The appeals court called the state’s failure to produce the studies after five decades “inexplicable.” But it also noted that since the marina owner could rebuild its pre-existing docks, the APA acted properly in determining the proposal would not have an adverse impact by conditioning approval on certain environmental protections.
“I still think that is something the agency should be doing before it approves a project of this nature, a marina project on an important waterbody in the Adirondacks,” Braymer said.
The marina team described the proposal as “designed to be beneficial to the community and environment.” They have argued that the proposal is far better for the area than if they exercised their right to rebuild the marina structures that existed before the APA law went into effect in 1973 and note some wetlands recovery since old structures were removed.
“Since this proposal is a replacement of a pre-existing dilapidated facility with updated contemporary improvements, the applicant sees no adverse impacts associated with this proposal,” according to the application.
Norfolk said a single application is not the venue to challenge the state’s failure to study lake capacity or implement marina regulations.
“They are asking for legislation or rulemaking through individual permit applications, that’s not how it works,” Norfolk said.
The same marina team is also pursuing an expansion of the old Hickok’s Boat Livery on Fish Creek Ponds. Nearby property owners have opposed that project, arguing the marina overstated how many boats have historically docked at the site and understated potential impacts to neighboring state waters, including those adjacent to a popular public campground.
Paper chase
Less than two weeks after the court tossed the marina’s 2020 permit, APA staff met with representatives of the marina to discuss “the proposal moving forward.”
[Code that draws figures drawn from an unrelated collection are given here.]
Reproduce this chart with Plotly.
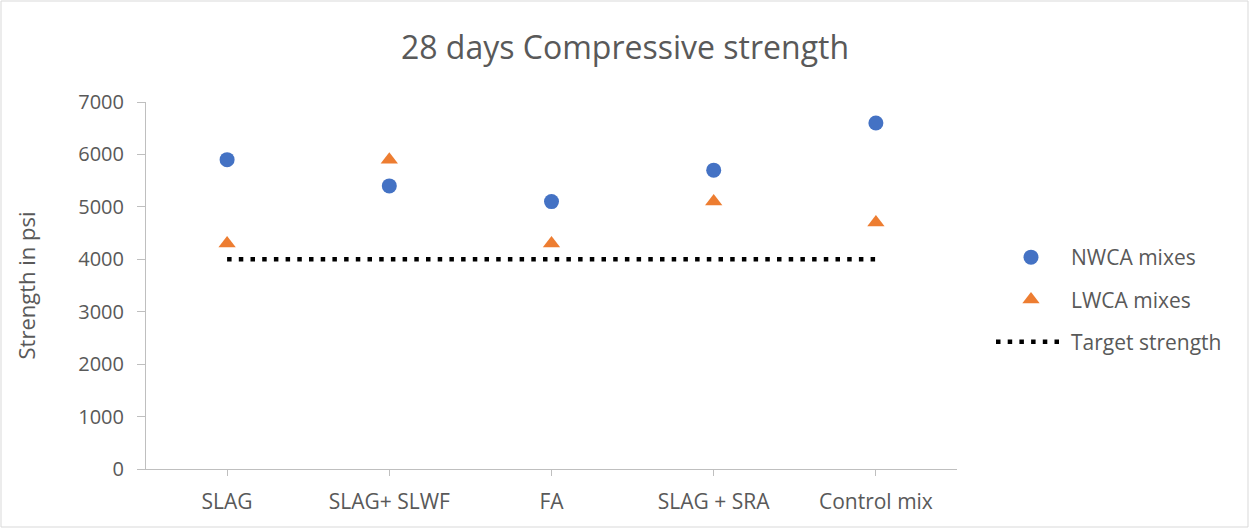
import plotly.graph_objects as go

categories = ["SLAG", "SLAG+ SLWF", "FA", "SLAG + SRA", "Control mix"]
nwca = [5900, 5400, 5100, 5700, 6600]
lwca = [4300, 5900, 4300, 5100, 4700]
target = [4000, 4000, 4000, 4000, 4000]
y_ticks = [0, 1000, 2000, 3000, 4000, 5000, 6000, 7000]

xpos = list(range(1, len(categories) + 1))
FONT = "Open Sans"
GRAY = "#595959"

fig = go.Figure()
fig.add_trace(go.Scatter(
    x=xpos, y=nwca, mode="markers", name="NWCA mixes", legendgroup="a",
    marker=dict(symbol="circle", size=15, color="#4472C4"),
))
fig.add_trace(go.Scatter(
    x=xpos, y=lwca, mode="markers", name="LWCA mixes", legendgroup="b",
    marker=dict(symbol="triangle-up", size=15, color="#ED7D31"),
))
fig.add_trace(go.Scatter(
    x=xpos, y=target, mode="lines", name="Target strength", legendgroup="c",
    line=dict(color="black", width=4.5, dash="4.5px,7.2px"),
))

L, R, T, B = 146, 957, 102, 469
W, H = 1250, 529
pw, ph = R - L, B - T

fig.update_layout(
    width=W, height=H,
    margin=dict(l=L, r=W - R, t=T, b=H - B),
    paper_bgcolor="white", plot_bgcolor="white",
    font=dict(family=FONT, color=GRAY, size=20),
    title=dict(text="28 days Compressive strength", x=0.5, xref="container",
               y=1 - 48 / H, yref="container", yanchor="middle", xanchor="center",
               font=dict(size=32, color=GRAY, family=FONT)),
    xaxis=dict(range=[0.5, 5.5], tickvals=xpos, ticktext=categories,
               showgrid=False, zeroline=False, showline=True,
               linecolor="#BFBFBF", linewidth=1, ticks="outside",
               ticklen=6, tickcolor="#BFBFBF", tickfont=dict(size=21, color=GRAY),
               ticklabelstandoff=8, fixedrange=True),
    yaxis=dict(range=[0, 7000], tickvals=y_ticks, showgrid=False,
               zeroline=False, showline=True, linecolor="#BFBFBF",
               linewidth=1, ticks="outside", ticklen=8, tickcolor="#BFBFBF",
               tickfont=dict(size=20, color=GRAY), ticklabelstandoff=9,
               title=dict(text="Strength in psi", font=dict(size=22, color=GRAY),
                          standoff=36),
               fixedrange=True),
    legend=dict(x=(991 - L) / pw, y=(B - 237) / ph, xanchor="left", yanchor="top",
                traceorder="grouped", tracegroupgap=12, itemwidth=70,
                font=dict(size=21, color=GRAY), bgcolor="rgba(0,0,0,0)"),
    showlegend=True,
)

fig.add_shape(type="rect", xref="paper", yref="paper",
              x0=(1 - L) / pw, x1=(W - 2 - L) / pw,
              y0=(B - (H - 2)) / ph, y1=(B - 1) / ph,
              line=dict(color="#D9D9D9", width=1), fillcolor="rgba(0,0,0,0)",
              layer="below")

fig.write_html("out.html", config={"displayModeBar": False},
               post_script="document.body.style.margin='0';")
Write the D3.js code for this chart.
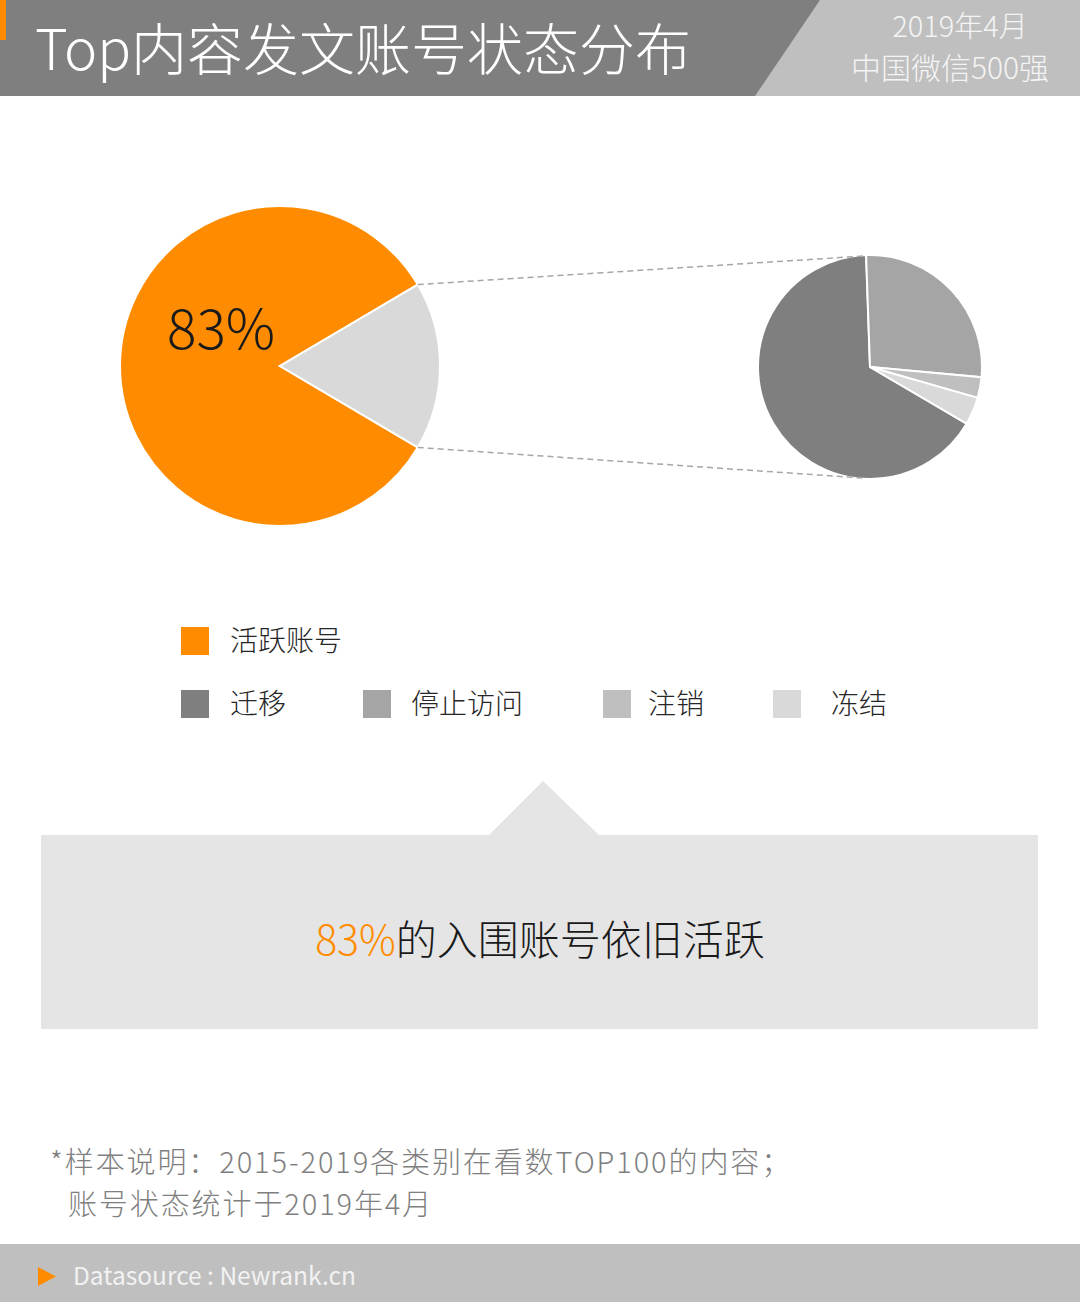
<!DOCTYPE html>
<html>
<head>
<meta charset="utf-8">
<script src="https://d3js.org/d3.v7.min.js"></script>
<style>
  body { margin: 0; background: #fff; }
  text { font-family: "Noto Sans CJK SC", "Noto Sans", sans-serif; }
</style>
</head>
<body>
<script>
	var width = 1080;
	var height = 1302;

	// data
	var mainLabels = ["活跃账号", "其他"];
	var mainValues = [83, 17];
	var mainColors = ["#ff8c00", "#d9d9d9"];

	var subLabels = ["迁移", "停止访问", "注销", "冻结"];
	var subValues = [66, 27, 3, 4];
	var subColors = ["#7f7f7f", "#a5a5a5", "#bfbfbf", "#d9d9d9"];

	var legendLabels = ["活跃账号", "迁移", "停止访问", "注销", "冻结"];
	var legendColors = ["#ff8c00", "#7f7f7f", "#a5a5a5", "#bfbfbf", "#d9d9d9"];

	var svg = d3.select("body")
		.append("svg")
		.attr("width", width)
		.attr("height", height)

	// header
	svg.append("rect").attr("x", 0).attr("y", 0).attr("width", width).attr("height", 96).attr("fill", "#bfbfbf")
	svg.append("path").attr("d", "M0,0 L820,0 L755,96 L0,96 Z").attr("fill", "#7f7f7f")
	svg.append("rect").attr("x", 0).attr("y", 0).attr("width", 6).attr("height", 40).attr("fill", "#ff8c00")
	svg.append("text")
		.attr("x", 35).attr("y", 70)
		.attr("font-size", 56).attr("font-weight", 300)
		.attr("fill", "#ffffff")
		.text("Top内容发文账号状态分布")
	svg.append("text")
		.attr("x", 960).attr("y", 37)
		.attr("text-anchor", "middle")
		.attr("font-size", 29).attr("font-weight", 300)
		.attr("fill", "#f4f4f4")
		.text("2019年4月")
	svg.append("text")
		.attr("x", 950).attr("y", 79)
		.attr("text-anchor", "middle")
		.attr("font-size", 30).attr("font-weight", 300)
		.attr("fill", "#f4f4f4")
		.text("中国微信500强")

	// left pie
	var cx1 = 280, cy1 = 366, r1 = 160;
	var otherShare = mainValues[1] / d3.sum(mainValues);
	var a1 = Math.PI / 2 + Math.PI * otherShare;
	var pie1 = d3.pie().sort(null).startAngle(a1).endAngle(a1 + 2 * Math.PI);
	var arc1 = d3.arc().innerRadius(0).outerRadius(r1);
	var arcs1 = pie1(mainValues);
	var g1 = svg.append("g").attr("transform", "translate(" + cx1 + "," + cy1 + ")");
	g1.selectAll("path")
		.data(arcs1)
		.enter()
		.append("path")
		.attr("d", arc1)
		.attr("fill", (d, i) => mainColors[i])
		.attr("stroke", "#fff")
		.attr("stroke-width", 2)
	svg.append("text")
		.attr("x", 167).attr("y", 349)
		.attr("font-size", 55).attr("font-weight", 300)
		.attr("fill", "#1a1a1a")
		.text(mainValues[0] + "%")

	// right pie
	var cx2 = 870, cy2 = 367, r2 = 112;
	var firstShare = subValues[0] / d3.sum(subValues);
	var a2 = 2 * Math.PI * (1 - firstShare) - 2 * Math.PI / 180;
	var pie2 = d3.pie().sort(null).startAngle(a2).endAngle(a2 + 2 * Math.PI);
	var arc2 = d3.arc().innerRadius(0).outerRadius(r2);
	var g2 = svg.append("g").attr("transform", "translate(" + cx2 + "," + cy2 + ")");
	g2.selectAll("path")
		.data(pie2(subValues))
		.enter()
		.append("path")
		.attr("d", arc2)
		.attr("fill", (d, i) => subColors[i])
		.attr("stroke", "#fff")
		.attr("stroke-width", 2)

	// connector lines from the grey slice to the detail pie
	var gs = arcs1[1];
	var p1 = [cx1 + r1 * Math.sin(gs.startAngle), cy1 - r1 * Math.cos(gs.startAngle)];
	var p2 = [cx1 + r1 * Math.sin(gs.endAngle), cy1 - r1 * Math.cos(gs.endAngle)];
	var conn = [
		[p1, [cx2 - 6, cy2 - r2 + 1]],
		[p2, [cx2 - 8, cy2 + r2 - 1]]
	];
	svg.selectAll(".conn")
		.data(conn)
		.enter()
		.append("line")
		.attr("x1", d => d[0][0]).attr("y1", d => d[0][1])
		.attr("x2", d => d[1][0]).attr("y2", d => d[1][1])
		.attr("stroke", "#a6a6a6")
		.attr("stroke-width", 1.5)
		.attr("stroke-dasharray", "6,4")

	// legend
	var legendPos = [[181, 627], [181, 690], [363, 690], [603, 690], [773, 690]];
	var legendTextX = [230, 230, 411, 648, 831];
	var lg = svg.selectAll(".lg")
		.data(legendLabels)
		.enter()
		.append("g")
	lg.append("rect")
		.attr("x", (d, i) => legendPos[i][0])
		.attr("y", (d, i) => legendPos[i][1])
		.attr("width", 28).attr("height", 28)
		.attr("fill", (d, i) => legendColors[i])
	lg.append("text")
		.attr("x", (d, i) => legendTextX[i])
		.attr("y", (d, i) => legendPos[i][1] + 24)
		.attr("font-size", 28).attr("font-weight", 300)
		.attr("fill", "#262626")
		.text(d => d)

	// callout box
	svg.append("path")
		.attr("d", "M41,835 L489,835 L543,781 L599,835 L1038,835 L1038,1029 L41,1029 Z")
		.attr("fill", "#e5e5e5")
	var callout = svg.append("text")
		.attr("x", 540).attr("y", 955)
		.attr("text-anchor", "middle")
		.attr("font-size", 41).attr("font-weight", 300)
	callout.append("tspan").attr("fill", "#ff8c00").text(mainValues[0] + "%")
	callout.append("tspan").attr("fill", "#1a1a1a").text("的入围账号依旧活跃")

	// footnote
	svg.append("text")
		.attr("x", 50).attr("y", 1173)
		.attr("font-size", 29).attr("font-weight", 300)
		.attr("letter-spacing", 1.9)
		.attr("fill", "#7f7f7f")
		.text("*样本说明：2015-2019各类别在看数TOP100的内容；")
	svg.append("text")
		.attr("x", 68).attr("y", 1215)
		.attr("font-size", 29).attr("font-weight", 300)
		.attr("letter-spacing", 1.9)
		.attr("fill", "#7f7f7f")
		.text("账号状态统计于2019年4月")

	// footer
	svg.append("rect").attr("x", 0).attr("y", 1244).attr("width", width).attr("height", 58).attr("fill", "#bfbfbf")
	svg.append("path").attr("d", "M38,1267 L56,1276.5 L38,1286 Z").attr("fill", "#ff8c00")
	svg.append("text")
		.attr("x", 73).attr("y", 1285)
		.attr("font-family", "'Open Sans', sans-serif")
		.attr("font-size", 24.5)
		.attr("fill", "#f2f2f2")
		.text("Datasource : Newrank.cn")
</script>
</body>
</html>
Norfolk said the marina team notified APA staff about the planned application at the meeting.
Jorling sought any memos produced by APA staff memorializing what was discussed at the meeting, a request the agency denied as intra-agency communication. After Jorling appealed that denial, APA counsel Christopher Cooper acknowledged that two one-page memos were created by staff following the meeting and shared within the agency.
“While the meetings with the applicant were not intra-agency meetings, the internal memoranda regarding staff’s impressions of the meetings are intra-agency communications,” Cooper wrote in a letter denying Jorling’s appeal.
Braymer on May 18 filed the FOIL suit, arguing the agency cannot deny internal records that include factual or statistical tabulations or “instructions to staff that affect the public.” If staff discussed how the review process would go forward, she said, the public should have access to the memos.
“It is possible for APA and an applicant to meet and there should also be a public record of the meeting, so the public can see what happened in the meeting,” Braymer said. “There is no exemption of FOIL for private meetings, especially if it’s information that will guide staff’s review.”
Todd Eastman says
Jorling has been correct in noting that the capacity issues coming from an expansion of marina scale must be evaluated and considered before the APA permits such an expansion.
Evaluating impacts from development, redevelopment, or material expansion is what planning agencies are supposed to do. This is especially true when NYS waters are directly impacted.
Paul says
219 boats historically – increased to 277. So 58 more boats on a huge lake like Lower Saranac.
It doesn’t seem like much of an impact to me, unless you are a neighbor as I think the person suing them is.
Looks like they did a lot of planning. What did the APA require of the DEC when they made the huge expansion of the second pond boat launch which probably had a much larger impact on the chain?
jj says
Mr. Jorling is correct. The boat capacity is an issue that warrants data and true study. Boats often speed around in close – to habitat and throw two foot wakes on shore of islands. There is room for improvement in process and full transparency. Why are not all the cards on the table?
Bill says
Lower Saranac isn’t that large a lake. That would be 277 boats at just that one marina; that impacts everyone on that lake. I also bet that the 219 capacity is exaggerated.
Same outfit is trying to expand their marina on Fish Creek Pond(the old Hickock’s place). They overstated the historical capacity of that marina to make their new capacity seem to not be that extreme.
They’re trying to put a set of 3 wide docks extending 200 feet out into a 600 foot pond. With a 100 ft buffer, they’re attempting to take over 50% of the pond and effectively use the whole pond as a parking lot. They know it’s a hazard to navigation, as their plan shows lighting the dock at night to avoid collisions.
They’ve already unleased 19 large pontoon boats for rental onto the lake. This past weekend, the average pilot of those boats showed they do not know what they’re doing. It was rare to see one that could actually navigate the 5mph channel from Fish Creek Pond to Upper Saranac Lake; driving on the wrong side of the channel, unable to make turns, wrong side of the buoys, blocking other boats, etc..
So, the carrying capacity of bodies of water is important, that analysis and the whole permitting process need to be executed honestly.